Volumio RIVO PRIMO INTEGRO
PRIMO

 DACチップとしてESS Technologyの「ES9038Q2M」を搭載している、内部でネットワーク入力をI2S変換してDACに送ることで高音質化を図っている。さらに内部では先にも書いたようにソフトウェアボリュームではなく、ハードウェアボリュームを採用することで音質の低下を防いでいるのもポイントだ。

INTEGRO

 INTEGROはネットワーク入力を含めた各種デジタル/アナログ入力とスピーカー駆動用のアンプまで搭載した一体型の製品だ。8月下旬の発売予定で、価格は20万3500円。

Volumio RIVO PRIMO INTEGRO
INTREGRO

 これはMichelangelo氏から詳細に話を伺ったのだが、INTEGROはデュアルモノのフルデジタルアンプという点で最も注目すべき製品である。フルデジタルアンプブロックには、ドイツInfineonの「MERUS multilevel class D audio amplifier」の技術が搭載されているようだ。

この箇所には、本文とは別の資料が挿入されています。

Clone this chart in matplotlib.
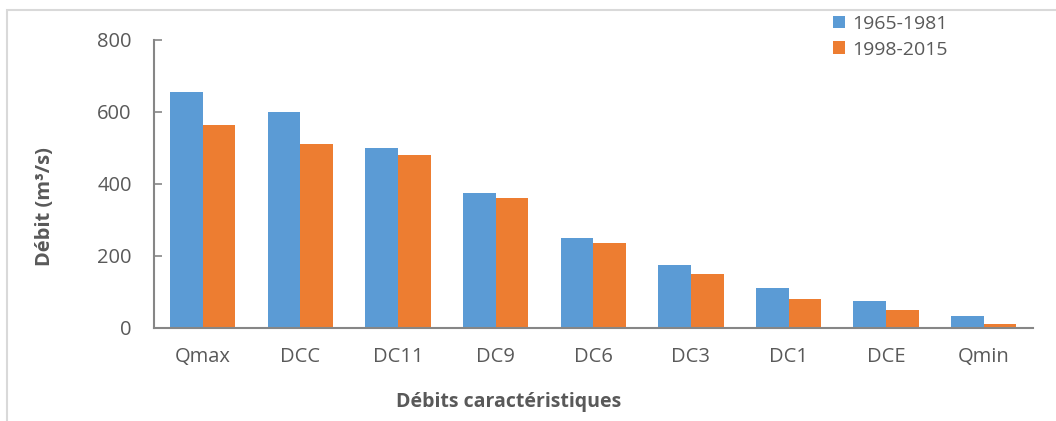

従来のD級アンプは出力レベルが1つであるために非効率でノイズが発生することがあったが、MERUSはその名の通り、複数の出力レベルを経ることで出力レベルの切り替えをより素早くスムーズに行うことができ、これにより高い効率と低ノイズが実現できるという。ボリューム部分はやはりビット落ちを防ぐためにハードウェアボリュームが採用されている。

Volumio RIVO PRIMO INTEGRO
背面から見たところ。太いスピーカーケーブルが接続されている。

 INTEGROについては試聴させてもらったが、まず音像イメージがピンポイントに空間に結ばれることに驚く。これはフルデジタルアンプなのでジッターが抑えられるからだそうだ。また、デジタルアンプらしく低音のコントロールもかなり良い。短時間の試聴ではあったが、その実力の片鱗が感じられた。

ラズペリーパイだけの会社ではない

 私自身も以前ラズベリーパイでVolumioをヘビーに使っていたこともあり、発表会ではCEOとそうした昔話に花を咲かせたりもした。しかし、この会話を通じてわかったのは、VolumioはもはやラズパイのOSの会社ではなく、オーディオメーカーとして大きく進化したということだ。その顕著な例がINTEGROである。

 さらにMichelangelo氏は将来の展望について「外にいてもVolumioを使えるようにしたい」と語っていた。また、「AIを使用してリコメンデーションし、『ヘビーなドラムスの80年代のロック』といった要望を伝えて検索できるようにしたい」という展望も語っていた。Volumioとその製品群には今後とも注目していきたいと思う。